Prime Minister Benjamin Netanyahu government on Monday sought to keep his government from unraveling over a new Israeli cease-fire proposal, as two key right-wing ministers doubled down on threats to leave the government.
For months, Mr. Netanyahu has been trying to navigate the countervailing pressures from Israel’s allies who are seeking a halt in the fighting and his right-wing coalition partners who are pushing for a continued battle against Hamas.
Then on Friday, President Biden stepped up the pressure, declaring it was time for the war to end and outlining a new cease-fire proposal that he said Israel had endorsed. The move intensified pressure on Mr. Netanyahu to bring the war to a close, but he might not be able to do that without losing his grip on power.
The domestic political difficulties Mr. Netanyahu faces became evident on Monday when the far-right national security minister, Itamar Ben-Gvir, who is key to his governing coalition, declared again that he would not accept the latest proposal, if it left Hamas intact.
He said his party would pull out of the government if Israel moved forward with such an agreement. Without Mr. Ben-Gvir’s six parliamentary seats, Mr. Netanyahu would likely struggle to remain in office.
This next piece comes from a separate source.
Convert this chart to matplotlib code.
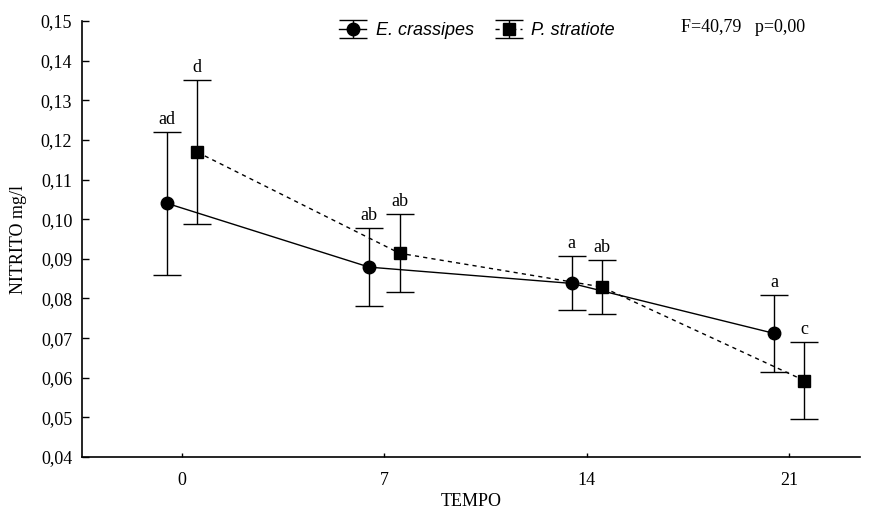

Hamas has said it views the proposal Mr. Biden outlined “positively” but has not said whether it would accept it. On Sunday, Ghazi Hamad, a senior Hamas official told an Egyptian channel that “the ball” was now “in the Israeli court.”
Another far-right political leader, Bezalel Smotrich, the finance minister, threatened to topple the government, if it agrees to the proposal. “If the government, God forbid, decides to adopt this proposal of surrender, we will no longer be a part of it and we will take action to replace the failing leadership with a new leadership that knows how to defeat Hamas and win the war,” he said.
Mr. Netanyahu, meanwhile, offered assurances to lawmakers in a closed-door meeting that Israel’s latest proposal would not end the war without ending Hamas’s rule in Gaza. He said it would enable Israel to continue fighting Hamas until all its war aims are achieved, including destroying the military and governing capabilities of the group, which led the deadly Oct. 7 attacks in southern Israel.
“The claims that we have agreed to a cease-fire without our conditions being met are incorrect,” Mr. Netanyahu said on Monday, speaking before the Knesset’s Foreign Affairs and Defense Committee, according to a statement from his office.
The prime minister expressed openness to a 42-day pause in the fighting — part of the first phase of what U.S. officials have described as the three-phase deal proposed by Israel — but rejected a complete end to the war without Hamas’s defeat or surrender, according a person present at the committee meeting, who spoke on condition of anonymity to share details of the closed door discussion.
Mr. Netanyahu also claimed that President Biden hadn’t presented the “whole picture” of the latest cease-fire proposal when he spoke about the issue last week, the person at the meeting said.
In his speech on Friday, Mr. Biden went into an unusual level of detail in presenting what he described as the new Israeli framework. He said it amounted to a road map to an “enduring cease-fire” and said that if Hamas abided by its terms, it would lead to the “cessation of hostilities permanently.”
Two Israeli officials confirmed that the offer shared by Mr. Biden generally aligned with the most recent cease-fire proposal that Israel had presented in talks mediated by Qatar and Egypt and supported by the United States.
Earlier on Monday, an official close to Mr. Ben-Gvir said he was supposed to meet with Mr. Netanyahu to discuss Israel’s most recent cease-fire offer and review a written version. But the minister said on Monday afternoon that officials in the prime minister’s office had refused to show him the document, and he made no mention of meeting with Mr. Netanyahu.
The minister said he later received a phone call from Tzachi Hanegbi, the prime minister’s national security adviser, who claimed that a written version of the proposal didn’t exist.
Shira Efron, a senior director of policy research at the Israel Policy Forum, said that while Mr. Ben Gvir and Mr. Smotrich were in a “once in a lifetime coalition” wielding influence in important ministries, they were willing to take risks that could result in the loss of decision-making power.
“They’re true ideologues,” she said in an interview.